— Begin —

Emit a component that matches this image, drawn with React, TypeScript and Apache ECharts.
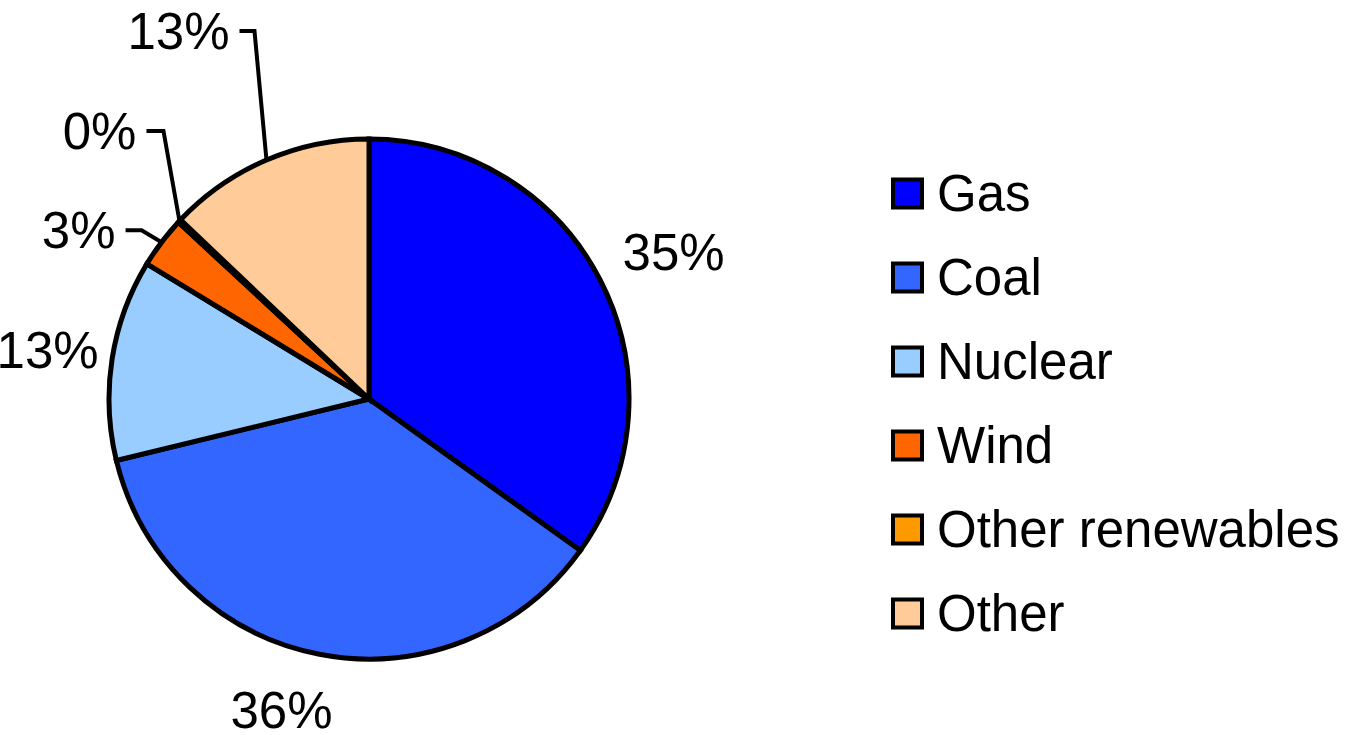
import React, { useEffect, useRef } from "react";
import * as echarts from "echarts";

const categories = ["Gas", "Coal", "Nuclear", "Wind", "Other renewables", "Other"];
const shares = [34.9, 36.3, 12.5, 3.2, 0.2, 12.9];
const colors = ["#0000FF", "#3366FF", "#99CCFF", "#FF6600", "#FF9900", "#FFCC99"];

// label placement styling (not data)
const CX = 369;
const CY = 399;
const R = 260;
const labelStyles: any[] = [
  { dist: 338, shift: 1.5 },
  { dist: 324, shift: 4.7 },
  { dist: 325, shift: -0.3 },
  { elbow: [-20, -12], end: [-36, -12] },
  { elbow: [-16, -90], end: [-33, -90] },
  { elbow: [-12, -129], end: [-27, -129] },
];

const FONT = "'Liberation Sans', Arial, sans-serif";

export default function App() {
  const ref = useRef<HTMLDivElement>(null);
  useEffect(() => {
    if (!ref.current) return;
    const chart = echarts.init(ref.current, null, { renderer: "svg" });
    const total = shares.reduce((a, b) => a + b, 0);
    const midAngle = (i: number) => {
      let s = 0;
      for (let k = 0; k < i; k++) s += shares[k];
      return ((s + shares[i] / 2) / total) * Math.PI * 2;
    };
    chart.setOption({
      animation: false,
      backgroundColor: "#ffffff",
      legend: {
        orient: "vertical",
        left: 891,
        top: 168,
        padding: 0,
        itemWidth: 29,
        itemHeight: 28,
        itemGap: 33,
        icon: "rect",
        itemStyle: { borderColor: "#000", borderWidth: 4 },
        textStyle: {
          fontSize: 51,
          lineHeight: 51,
          color: "#000",
          fontFamily: FONT,
          padding: [0, 0, 0, 10],
        },
        data: categories,
      },
      series: [
        {
          type: "pie",
          center: [CX, CY],
          radius: R,
          startAngle: 90,
          clockwise: true,
          avoidLabelOverlap: false,
          itemStyle: { borderColor: "#000", borderWidth: 5, borderJoin: "miter" },
          label: {
            show: true,
            position: "outside",
            fontSize: 51,
            lineHeight: 50,
            color: "#000",
            fontFamily: FONT,
            formatter: (p: any) => Math.round(p.percent) + "%",
          },
          labelLine: { show: true, lineStyle: { color: "#000", width: 4 } },
          emphasis: { disabled: true },
          labelLayout: (params: any) => {
            const i = params.dataIndex;
            const st = labelStyles[i];
            if (st.dist) {
              const th = midAngle(i) + ((st.shift || 0) * Math.PI) / 180;
              return {
                x: CX + st.dist * Math.sin(th),
                y: CY - st.dist * Math.cos(th),
                align: "center",
                verticalAlign: "middle",
              };
            }
            const th = midAngle(i);
            const ex = CX + R * Math.sin(th);
            const ey = CY - R * Math.cos(th);
            const p1 = [ex + st.elbow[0], ey + st.elbow[1]];
            const p2 = [ex + st.end[0], ey + st.end[1]];
            return {
              x: p2[0] - 10,
              y: p2[1],
              align: "right",
              verticalAlign: "middle",
              labelLinePoints: [[ex, ey], p1, p2],
            };
          },
          data: categories.map((name, i) => ({
            name,
            value: shares[i],
            itemStyle: { color: colors[i], borderColor: "#000", borderWidth: 5 },
            labelLine: { show: i >= 3 },
          })),
        },
      ],
    });
    return () => chart.dispose();
  }, []);
  return (
    <div
      ref={ref}
      style={{ position: "fixed", left: 0, top: 0, width: 1345, height: 735 }}
    />
  );
}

— End —

### [WHAT THIS TASK INVOLVES]
Copy out all the data exactly; skip the pictures.

### [FINISHED TASK]
Emit a component that matches this image, drawn with React, TypeScript and Apache ECharts.
import React, { useEffect, useRef } from "react";
import * as echarts from "echarts";

const categories = ["Gas", "Coal", "Nuclear", "Wind", "Other renewables", "Other"];
const shares = [34.9, 36.3, 12.5, 3.2, 0.2, 12.9];
const colors = ["#0000FF", "#3366FF", "#99CCFF", "#FF6600", "#FF9900", "#FFCC99"];

// label placement styling (not data)
const CX = 369;
const CY = 399;
const R = 260;
const labelStyles: any[] = [
  { dist: 338, shift: 1.5 },
  { dist: 324, shift: 4.7 },
  { dist: 325, shift: -0.3 },
  { elbow: [-20, -12], end: [-36, -12] },
  { elbow: [-16, -90], end: [-33, -90] },
  { elbow: [-12, -129], end: [-27, -129] },
];

const FONT = "'Liberation Sans', Arial, sans-serif";

export default function App() {
  const ref = useRef<HTMLDivElement>(null);
  useEffect(() => {
    if (!ref.current) return;
    const chart = echarts.init(ref.current, null, { renderer: "svg" });
    const total = shares.reduce((a, b) => a + b, 0);
    const midAngle = (i: number) => {
      let s = 0;
      for (let k = 0; k < i; k++) s += shares[k];
      return ((s + shares[i] / 2) / total) * Math.PI * 2;
    };
    chart.setOption({
      animation: false,
      backgroundColor: "#ffffff",
      legend: {
        orient: "vertical",
        left: 891,
        top: 168,
        padding: 0,
        itemWidth: 29,
        itemHeight: 28,
        itemGap: 33,
        icon: "rect",
        itemStyle: { borderColor: "#000", borderWidth: 4 },
        textStyle: {
          fontSize: 51,
          lineHeight: 51,
          color: "#000",
          fontFamily: FONT,
          padding: [0, 0, 0, 10],
        },
        data: categories,
      },
      series: [
        {
          type: "pie",
          center: [CX, CY],
          radius: R,
          startAngle: 90,
          clockwise: true,
          avoidLabelOverlap: false,
          itemStyle: { borderColor: "#000", borderWidth: 5, borderJoin: "miter" },
          label: {
            show: true,
            position: "outside",
            fontSize: 51,
            lineHeight: 50,
            color: "#000",
            fontFamily: FONT,
            formatter: (p: any) => Math.round(p.percent) + "%",
          },
          labelLine: { show: true, lineStyle: { color: "#000", width: 4 } },
          emphasis: { disabled: true },
          labelLayout: (params: any) => {
            const i = params.dataIndex;
            const st = labelStyles[i];
            if (st.dist) {
              const th = midAngle(i) + ((st.shift || 0) * Math.PI) / 180;
              return {
                x: CX + st.dist * Math.sin(th),
                y: CY - st.dist * Math.cos(th),
                align: "center",
                verticalAlign: "middle",
              };
            }
            const th = midAngle(i);
            const ex = CX + R * Math.sin(th);
            const ey = CY - R * Math.cos(th);
            const p1 = [ex + st.elbow[0], ey + st.elbow[1]];
            const p2 = [ex + st.end[0], ey + st.end[1]];
            return {
              x: p2[0] - 10,
              y: p2[1],
              align: "right",
              verticalAlign: "middle",
              labelLinePoints: [[ex, ey], p1, p2],
            };
          },
          data: categories.map((name, i) => ({
            name,
            value: shares[i],
            itemStyle: { color: colors[i], borderColor: "#000", borderWidth: 5 },
            labelLine: { show: i >= 3 },
          })),
        },
      ],
    });
    return () => chart.dispose();
  }, []);
  return (
    <div
      ref={ref}
      style={{ position: "fixed", left: 0, top: 0, width: 1345, height: 735 }}
    />
  );
}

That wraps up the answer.